> Aim
Search the records below for the word "script". Pull out each line that has it.

Start

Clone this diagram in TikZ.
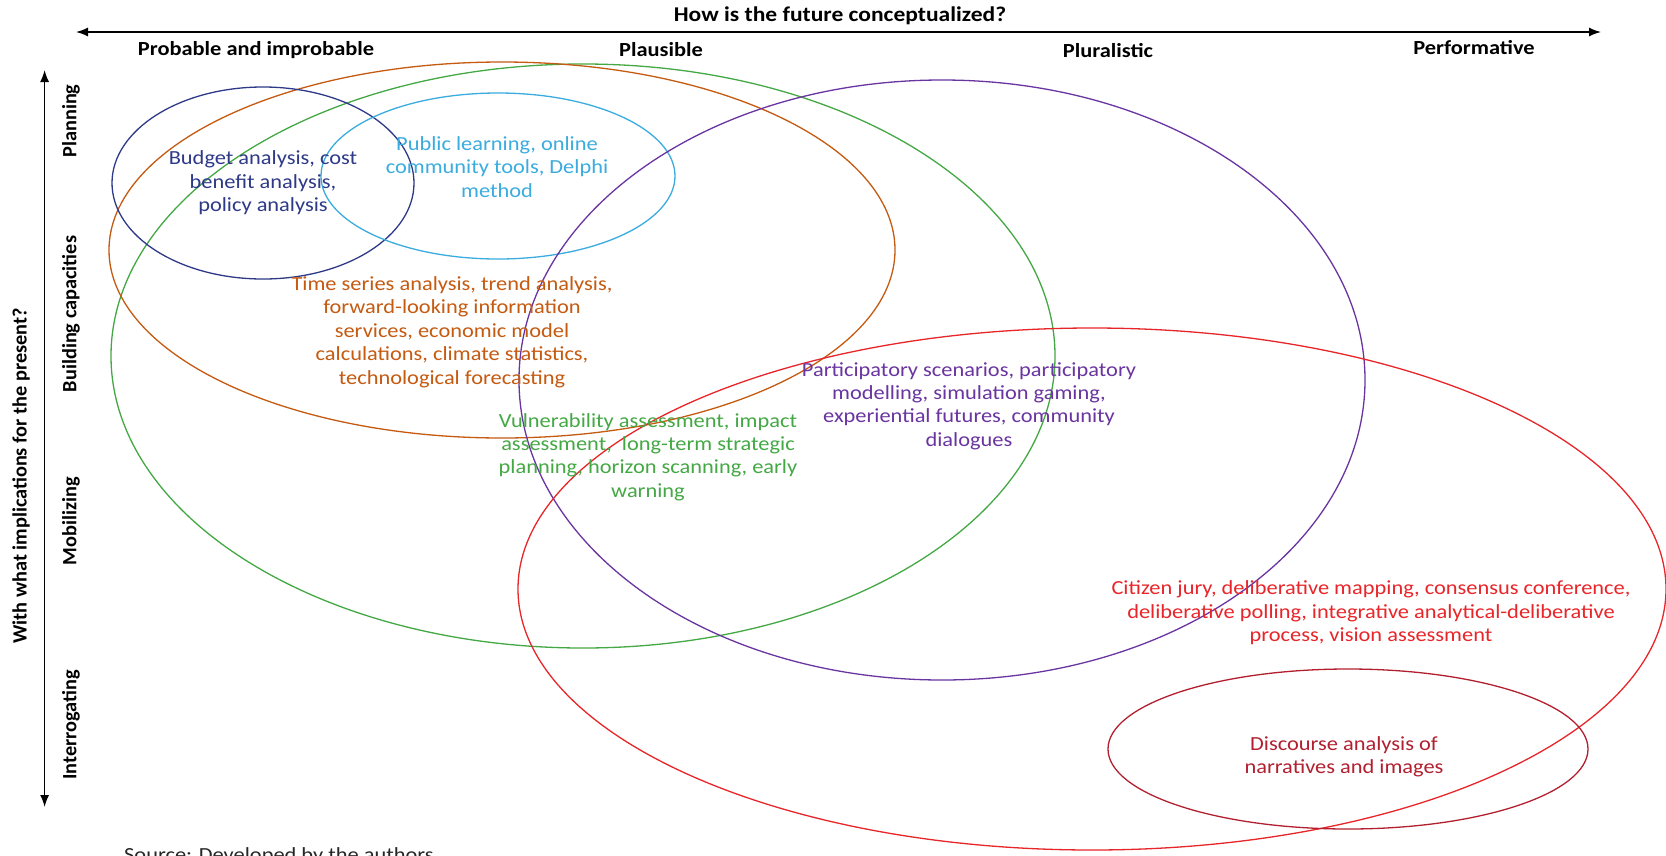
\documentclass[tikz,border=0pt]{standalone}
\usepackage{fontspec}
\setmainfont{Carlito}[FakeStretch=1.12]
\newfontfamily\uprightlbl{Carlito}
\usetikzlibrary{shapes.geometric,arrows.meta}
\definecolor{cnavy}{HTML}{2E3A87}
\definecolor{csky}{HTML}{3AACDF}
\definecolor{cbrown}{HTML}{C55A11}
\definecolor{cgreen}{HTML}{44A845}
\definecolor{cpurple}{HTML}{6A35A0}
\definecolor{cred}{HTML}{E8262A}
\definecolor{cdred}{HTML}{B22030}
\tikzset{
  ring/.style={draw, ellipse, inner sep=0pt, line width=1.3pt},
  lbl/.style={align=center, font=\fontsize{20}{23.4}\selectfont, inner sep=0pt},
  head/.style={font=\bfseries\fontsize{20}{22}\selectfont, inner sep=0pt},
  vhead/.style={font=\uprightlbl\bfseries\fontsize{20.3}{22}\selectfont, inner sep=0pt, rotate=90},
  axisarrow/.style={line width=1.4pt, {Latex[length=12pt,width=9pt]}-{Latex[length=12pt,width=9pt]}}
}
\begin{document}
\begin{tikzpicture}[x=1pt,y=-1pt]
\clip (0,0) rectangle (1666,855);
\fill[white] (0,0) rectangle (1666,855);
% axes
\coordinate (xl) at (76,32);
\coordinate (xr) at (1601,32);
\draw[axisarrow] (xl) -- (xr);
\coordinate (yt) at (44.6,70);
\coordinate (yb) at (44.6,807);
\draw[axisarrow] (yt) -- (yb);
\node[head, font=\bfseries\fontsize{21}{22}\selectfont] (xtitle) at (840,16) {How is the future conceptualized?};
\node[head] (c1) at (256,50) {Probable and improbable};
\node[head] (c2) at (661,50) {Plausible};
\node[head] (c3) at (1108,51) {Pluralistic};
\node[head] (c4) at (1474,48) {Performative};
\node[vhead] (ytitle) at (21,476) {With what implications for the present?};
\node[vhead] (r1) at (71,121) {Planning};
\node[vhead] (r2) at (71,314) {Building capacities};
\node[vhead] (r3) at (71,521) {Mobilizing};
\node[vhead] (r4) at (71,725) {Interrogating};
% ellipses
\node[ring, draw=cgreen, minimum width=944pt, minimum height=584pt] (eGreen) at (583,356) {};
\node[ring, draw=cbrown, minimum width=786pt, minimum height=376pt] (eBrown) at (502,250) {};
\node[ring, draw=cnavy, minimum width=302pt, minimum height=192pt] (eNavy) at (263,183) {};
\node[ring, draw=csky, minimum width=354pt, minimum height=166pt] (eSky) at (498,176) {};
\node[ring, draw=cpurple, minimum width=846pt, minimum height=600pt] (ePurple) at (942,380) {};
\node[ring, draw=cred, minimum width=1148pt, minimum height=522pt] (eRed) at (1092,589) {};
\node[ring, draw=cdred, minimum width=480pt, minimum height=160pt] (eDred) at (1348,749) {};
% labels
\node[lbl, text=cnavy] (tNavy) at (263,183) {Budget analysis, cost\\benefit analysis,\\policy analysis};
\node[lbl, text=csky] (tSky) at (497,167) {Public learning, online\\community tools, Delphi\\method};
\node[lbl, text=cbrown] (tBrown) at (452,332) {Time series analysis, trend analysis,\\forward-looking information\\services, economic model\\calculations, climate statistics,\\technological forecasting};
\node[lbl, text=cgreen] (tGreen) at (648,457) {Vulnerability assessment, impact\\assessment,\ \ long-term strategic\\planning, horizon scanning, early\\warning};
\node[lbl, text=cpurple] (tPurple) at (969,406) {Participatory scenarios, participatory\\modelling, simulation gaming,\\experiential futures, community\\dialogues};
\node[lbl, text=cred] (tRed) at (1371,613) {Citizen jury, deliberative mapping, consensus conference,\\deliberative polling, integrative analytical-deliberative\\process, vision assessment};
\node[lbl, text=cdred] (tDred) at (1344,757) {Discourse analysis of\\narratives and images};
\node[lbl, anchor=west, text=black!85] (src) at (124,856) {Source: Developed by the authors};
\end{tikzpicture}
\end{document}
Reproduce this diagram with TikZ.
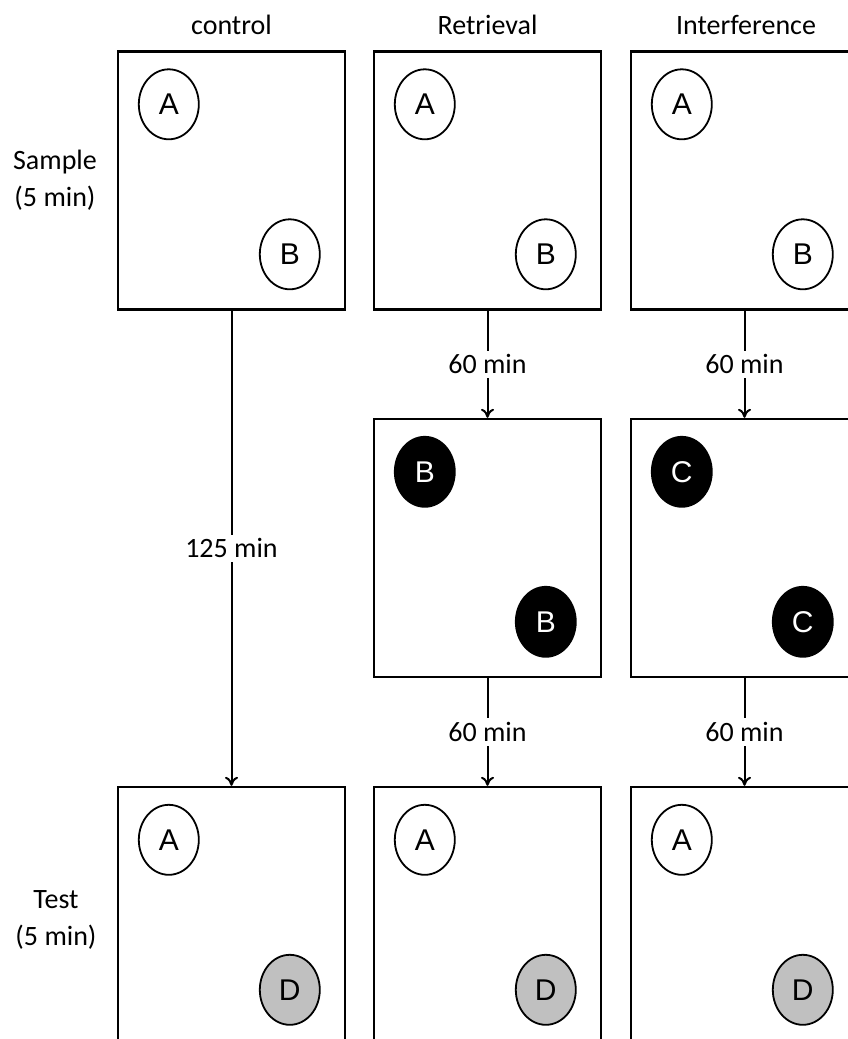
\documentclass[tikz,border=0pt]{standalone}
\usepackage{fontspec}
\setmainfont{Carlito}
\newfontfamily\letterfont{Liberation Sans}
\usetikzlibrary{arrows.meta,shapes.geometric}
\definecolor{objgray}{HTML}{C0C0C0}
\tikzset{
  arena/.style={draw=black, line width=2.4pt, minimum width=227pt, minimum height=258pt, inner sep=0pt},
  obj/.style={ellipse, draw=black, line width=1.8pt, minimum width=60pt, minimum height=70pt, inner sep=0pt, font=\letterfont\fontsize{30}{34}\selectfont},
  openobj/.style={obj, fill=white},
  darkobj/.style={obj, fill=black, text=white},
  grayobj/.style={obj, fill=objgray},
  lbl/.style={font=\fontsize{28}{37}\selectfont, inner sep=2pt},
  timelbl/.style={lbl, fill=white, inner sep=4pt},
  conn/.style={line width=2pt, -{To[length=9pt,width=13pt]}},
}
\begin{document}
\begin{tikzpicture}[x=1pt,y=-1pt]
\useasboundingbox (0,0) rectangle (848,1039);
\clip (0,0) rectangle (848,1039);
% column titles
\node[lbl] (t1) at (231.5,25) {control};
\node[lbl] (t2) at (487.5,25) {Retrieval};
\node[lbl] (t3) at (746,25) {Interference};
% row labels
\node[lbl, align=center] (rs) at (55,180) {Sample\\(5 min)};
\node[lbl, align=center] (rt) at (56,920) {Test\\(5 min)};
% arenas
\node[arena] (s1) at (231.5,180.5) {};
\node[arena] (s2) at (487.5,180.5) {};
\node[arena] (s3) at (744.5,180.5) {};
\node[arena] (m2) at (487.5,548) {};
\node[arena] (m3) at (744.5,548) {};
\node[arena] (e1) at (231.5,916) {};
\node[arena] (e2) at (487.5,916) {};
\node[arena] (e3) at (744.5,916) {};
% objects
\foreach \b in {s1,s2,s3}{
  \node[openobj] (\b a) at ([shift={(52,54)}]\b.north west) {A};
  \node[openobj] (\b b) at ([shift={(173,204)}]\b.north west) {B};
}
\node[darkobj] (m2a) at ([shift={(52,54)}]m2.north west) {B};
\node[darkobj] (m2b) at ([shift={(173,204)}]m2.north west) {B};
\node[darkobj] (m3a) at ([shift={(52,54)}]m3.north west) {C};
\node[darkobj] (m3b) at ([shift={(173,204)}]m3.north west) {C};
\foreach \b in {e1,e2,e3}{
  \node[openobj] (\b a) at ([shift={(52,54)}]\b.north west) {A};
  \node[grayobj] (\b b) at ([shift={(173,204)}]\b.north west) {D};
}
% connectors
\draw[conn] (s1.south) -- node[timelbl] {125 min} (e1.north);
\draw[conn] (s2.south) -- node[timelbl] {60 min} (m2.north);
\draw[conn] (s3.south) -- node[timelbl] {60 min} (m3.north);
\draw[conn] (m2.south) -- node[timelbl] {60 min} (e2.north);
\draw[conn] (m3.south) -- node[timelbl] {60 min} (e3.north);
\end{tikzpicture}
\end{document}
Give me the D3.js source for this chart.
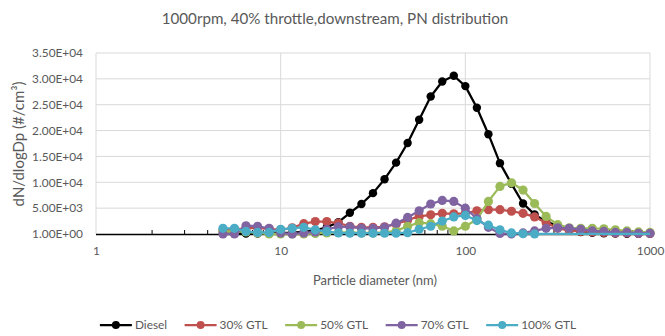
<!DOCTYPE html>
<html><head><meta charset="utf-8">
<script src="https://cdn.jsdelivr.net/npm/d3@7"></script>
<style>
body{margin:0;background:#fff}
svg{display:block}
text{font-family:Lato,"Open Sans",sans-serif;fill:#595959}
</style>
</head><body><svg id="c" width="665" height="336"></svg>
<script>
const titleText = "1000rpm, 40% throttle,downstream, PN distribution";
const xTitleText = "Particle diameter (nm)";
const yTitleText = "dN/dlogDp (#/cm³)";

const diameters = [4.87, 5.62, 6.49, 7.50, 8.66, 10.0, 11.55, 13.34, 15.40, 17.78, 20.54, 23.71, 27.38, 31.62, 36.52, 42.17, 48.70, 56.23, 64.94, 74.99, 86.60, 100.0, 115.48, 133.35, 153.99, 177.83, 205.35, 237.14, 273.84, 316.23, 365.17, 421.70, 486.97, 562.34, 649.38, 749.89, 865.96, 1000.0];

const seriesNames = ["Diesel", "30% GTL", "50% GTL", "70% GTL", "100% GTL"];
const seriesColors = ["#000000", "#C0504D", "#9BBB59", "#8064A2", "#4BACC6"];

const diesel = [50, 60, 70, 80, 100, 150, 250, 400, 700, 1300, 2300, 4100, 5800, 7900, 10600, 13800, 17600, 22100, 26600, 29500, 30600, 28600, 24400, 19300, 13700, 9700, 5900, 3800, 2400, 1600, 900, 400, 250, 150, 100, 60, 40, 30];
const gtl30 = [700, 900, 1100, 1200, 1000, 800, 1200, 2000, 2400, 2400, 2100, 1500, 1300, 1300, 1400, 1900, 2700, 3400, 3700, 4000, 3900, 4000, 4500, 4700, 4700, 4400, 4000, 3300, 2200, 1100, 700, 500, 400, 300, 200, 200, 100, 100];
const gtl50 = [500, 500, 400, 200, 0, 0, 0, 0, 100, 200, 300, 300, 200, 200, 300, 600, 1500, 2200, 2000, 1500, 600, 1500, 2800, 6300, 9200, 9900, 8500, 5900, 3400, 1800, 1200, 1100, 1100, 1000, 800, 600, 400, 300];
const gtl70 = [0, 0, 1600, 1500, 1100, 200, 0, 200, 400, 900, 1400, 1400, 1100, 1100, 1300, 2100, 3200, 4500, 5800, 6500, 6300, 5000, 3000, 1300, 100, 0, 200, 600, 1100, 1200, 1100, 900, 600, 500, 300, 300, 150, 150];
const gtl100 = [1100, 1100, 500, 300, 300, 900, 1100, 1300, 800, 450, 200, 150, 150, 150, 150, 150, 250, 900, 1500, 2500, 3300, 3600, 2600, 1700, 800, 200, 50, 20, null, null, null, null, null, null, null, null, null, null];
// the 100% GTL trace continues flat to 1000 nm without visible markers
const gtl100TailEnd = 20;

const yTickValues = [1, 5001, 10001, 15001, 20001, 25001, 30001, 35001];
const yTickLabels = ["1.00E+00", "5.00E+03", "1.00E+04", "1.50E+04", "2.00E+04", "2.50E+04", "3.00E+04", "3.50E+04"];
const xTickValues = [1, 10, 100, 1000];
const xTickLabels = ["1", "10", "100", "1000"];
const xMinorTicks = [2,3,4,5,6,7,8,9,20,30,40,50,60,70,80,90,200,300,400,500,600,700,800,900];

const allSeries = [diesel, gtl30, gtl50, gtl70, gtl100];

const svg = d3.select("#c");
const L = 96, R = 650, T = 53, B = 234;
const x = d3.scaleLog().domain([1, 1000]).range([L, R]);
const y = d3.scaleLinear().domain([1, 35001]).range([B, T]);

function fitWidth(sel, target) {
  const w = sel.node().getComputedTextLength();
  const fs = parseFloat(sel.style("font-size"));
  sel.style("font-size", (fs * target / w) + "px");
}

const probe = svg.append("text").style("font-size", "12px").text("3.50E+04");
fitWidth(probe, 51);
const tickFont = probe.style("font-size");
probe.remove();

// grid
const grid = svg.append("g");
grid.selectAll("line.h").data(yTickValues.slice(1)).join("line")
  .attr("x1", L).attr("x2", R).attr("y1", d => y(d)).attr("y2", d => y(d))
  .attr("stroke", "#d9d9d9").attr("stroke-width", 1);
grid.selectAll("line.v").data(xTickValues).join("line")
  .attr("x1", d => x(d)).attr("x2", d => x(d)).attr("y1", T).attr("y2", B)
  .attr("stroke", "#d9d9d9").attr("stroke-width", 1);

// x axis minor ticks + line
const xAxisMinor = svg.append("g").attr("transform", `translate(0,${B})`)
  .call(d3.axisBottom(x).tickValues(xMinorTicks).tickSize(-4).tickFormat(""));
xAxisMinor.select(".domain").attr("stroke", "#000").attr("stroke-width", 1.3).attr("d", `M${L},0.5H${R}`);
xAxisMinor.selectAll(".tick line").attr("stroke", "#000").attr("stroke-width", 1);

// x labels
const xAxisLab = svg.append("g").attr("transform", `translate(0,${B})`)
  .call(d3.axisBottom(x).tickValues(xTickValues).tickSize(0).tickPadding(13).tickFormat((d, i) => xTickLabels[i]));
xAxisLab.select(".domain").remove();
xAxisLab.selectAll("text").style("font-size", tickFont).style("font-family", "Lato,'Open Sans',sans-serif").attr("fill", "#595959");

// y labels
const yAxis = svg.append("g").attr("transform", `translate(${L},0)`)
  .call(d3.axisLeft(y).tickValues(yTickValues).tickSize(0).tickPadding(13).tickFormat((d, i) => yTickLabels[i]));
yAxis.select(".domain").remove();
yAxis.selectAll("text").style("font-size", tickFont).style("font-family", "Lato,'Open Sans',sans-serif").attr("fill", "#595959");

// series
const line = d3.line().x(d => x(d.d)).y(d => y(d.v));
allSeries.forEach((vals, si) => {
  const pts = diameters.map((d, i) => ({d, v: vals[i]})).filter(p => p.v != null);
  const linePts = si === 4 ? pts.concat([{d: diameters[diameters.length - 1], v: gtl100TailEnd}]) : pts;
  const g = svg.append("g");
  g.append("path").datum(linePts).attr("d", line).attr("fill", "none")
    .attr("stroke", seriesColors[si]).attr("stroke-width", 2.25).attr("stroke-linejoin", "round");
  g.selectAll("circle").data(pts).join("circle")
    .attr("cx", p => x(p.d)).attr("cy", p => y(p.v))
    .attr("r", si === 0 ? 4.2 : 4.6).attr("fill", seriesColors[si]);
});

// title
const title = svg.append("text").attr("x", 335).attr("y", 24).attr("text-anchor", "middle")
  .style("font-size", "14px").text(titleText);
fitWidth(title, 347);

// x title
const xt = svg.append("text").attr("x", 375).attr("y", 285).attr("text-anchor", "middle")
  .style("font-size", "12px").text(xTitleText);
fitWidth(xt, 124);

// y title
const yt = svg.append("text").attr("transform", "translate(24,144) rotate(-90)").attr("text-anchor", "middle")
  .style("font-size", "12px").text(yTitleText);
fitWidth(yt, 125);

// legend
const legend = svg.append("g");
let cx = 0;
seriesNames.forEach((name, i) => {
  const g = legend.append("g");
  g.append("line").attr("x1", 0).attr("x2", 32).attr("y1", 0).attr("y2", 0)
    .attr("stroke", seriesColors[i]).attr("stroke-width", 2.25);
  g.append("circle").attr("cx", 16).attr("cy", 0).attr("r", 4).attr("fill", seriesColors[i]);
  const t = g.append("text").attr("x", 35).attr("y", 0).attr("dy", "0.35em")
    .style("font-size", tickFont).text(name);
  const w = 35 + t.node().getComputedTextLength();
  g.attr("transform", `translate(${cx},0)`);
  cx += w + 17.5;
});
const totalW = cx - 17.5;
legend.attr("transform", `translate(${338 - totalW / 2},325)`);
</script>
</body></html>
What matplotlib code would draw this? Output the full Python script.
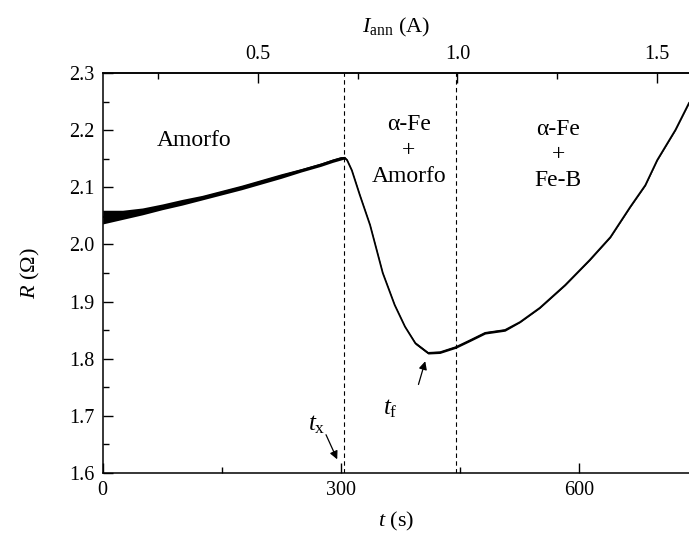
import numpy as np
import matplotlib.pyplot as plt
from matplotlib.ticker import MultipleLocator, FixedLocator

plt.rcParams['font.family'] = 'Liberation Serif'
plt.rcParams['mathtext.fontset'] = 'custom'
plt.rcParams['mathtext.rm'] = 'Liberation Serif'
plt.rcParams['mathtext.it'] = 'Liberation Serif:italic'
plt.rcParams['font.size'] = 14.5

# R(t)
t_s = [0, 25, 50, 75, 100, 125, 150, 175, 200, 225, 250, 275, 290, 300, 305,
       308, 314, 324, 337, 353, 368, 381, 394, 410, 425, 445, 463, 482, 507,
       526, 551, 583, 614, 640, 665, 684, 699, 722, 739]
R_ohm = [2.048, 2.052, 2.058, 2.066, 2.074, 2.082, 2.091, 2.100, 2.110, 2.120,
         2.130, 2.140, 2.147, 2.151, 2.152,
         2.148, 2.130, 2.087, 2.034, 1.950, 1.894, 1.856, 1.827, 1.810, 1.811,
         1.820, 1.832, 1.845, 1.850, 1.864, 1.889, 1.929, 1.973, 2.013, 2.066,
         2.104, 2.148, 2.201, 2.248]
# half width of the noisy band
R_spread = [0.012, 0.008, 0.006, 0.005, 0.005, 0.004, 0.004, 0.004, 0.004, 0.004,
            0.003, 0.003, 0.003, 0.003, 0.002,
            0.001, 0.001, 0.001, 0.001, 0.001, 0.001, 0.001, 0.002, 0.002, 0.002,
            0.002, 0.002, 0.002, 0.002, 0.001, 0.001, 0.001, 0.001, 0.001, 0.001,
            0.001, 0.001, 0.001, 0.001]

t_x, t_2 = 304, 445.5
I_0, I_slope = 0.1114, 1 / 503.1   # I_ann = I_0 + I_slope * t

t_s = np.array(t_s)
R_ohm = np.array(R_ohm)
R_spread = np.array(R_spread)

fig = plt.figure(figsize=(6.89, 5.36), dpi=100)
ax = fig.add_axes([0.1491, 0.1181, 0.8509, 0.7451])

ax.fill_between(t_s, R_ohm - R_spread, R_ohm + R_spread, color='black', lw=0)
ax.plot(t_s, R_ohm, color='black', lw=1.3)

ax.axvline(t_x, color='black', lw=0.8, dashes=(4, 3))
ax.axvline(t_2, color='black', lw=0.8, dashes=(4, 3))

ax.set_xlim(0, 739)
ax.set_ylim(1.6, 2.3)
ax.xaxis.set_major_locator(MultipleLocator(300))
ax.xaxis.set_minor_locator(MultipleLocator(150))
ax.yaxis.set_major_locator(MultipleLocator(0.1))
ax.yaxis.set_minor_locator(MultipleLocator(0.05))
ax.yaxis.set_major_formatter(plt.FormatStrFormatter('%.1f'))
ax.tick_params(which='both', direction='in', width=1.0, pad=6)
ax.tick_params(which='major', length=7)
ax.tick_params(which='minor', length=4)
ax.tick_params(axis='x', top=False)
ax.spines['right'].set_visible(False)
for s in ['left', 'bottom', 'top']:
    ax.spines[s].set_linewidth(1.1)

ax.set_xlabel(r'$t$ (s)', fontsize=16)
ax.set_ylabel(r'$R$ (Ω)', fontsize=16)
ax.xaxis.set_label_coords(0.5, -0.093)
ax.yaxis.set_label_coords(-0.1035, 0.5)

top = ax.secondary_xaxis('top', functions=(lambda t: I_0 + I_slope * t,
                                           lambda i: (i - I_0) / I_slope))
top.xaxis.set_major_locator(FixedLocator([0.5, 1.0, 1.5]))
top.xaxis.set_minor_locator(FixedLocator([0.25, 0.75, 1.25]))
top.xaxis.set_major_formatter(plt.FormatStrFormatter('%.1f'))
top.tick_params(which='both', direction='in', width=1.0, pad=7)
top.tick_params(which='major', length=7)
top.tick_params(which='minor', length=4)
top.spines['top'].set_linewidth(1.1)
top.set_xlabel(r'$I_{\mathrm{ann}}$ (A)', fontsize=16, labelpad=9)

ax.text(115, 2.183, 'Amorfo', ha='center', va='center', fontsize=17)
ax.text(386, 2.165, 'α-Fe\n+\nAmorfo', ha='center', va='center', fontsize=17,
        linespacing=1.3)
ax.text(574, 2.157, 'α-Fe\n+\nFe-B', ha='center', va='center', fontsize=17,
        linespacing=1.3)

ax.annotate('', xy=(297, 1.619), xytext=(280, 1.671),
            arrowprops=dict(arrowstyle='-|>', color='black', lw=0.9,
                            mutation_scale=12))
ax.text(270, 1.685, r'$t_{\mathrm{x}}$', ha='center', va='center', fontsize=18)
ax.annotate('', xy=(407.5, 1.800), xytext=(397, 1.750),
            arrowprops=dict(arrowstyle='-|>', color='black', lw=0.9,
                            mutation_scale=12))
ax.text(362, 1.712, r'$t_{\mathrm{f}}$', ha='center', va='center', fontsize=18)

fig.savefig('out.png', dpi=100)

End

> Solution to the exercise
<script src="https://cdn.jsdelivr.net/npm/d3@7"></script>
<script>
</script>
What matplotlib code would draw this? Output the full Python script.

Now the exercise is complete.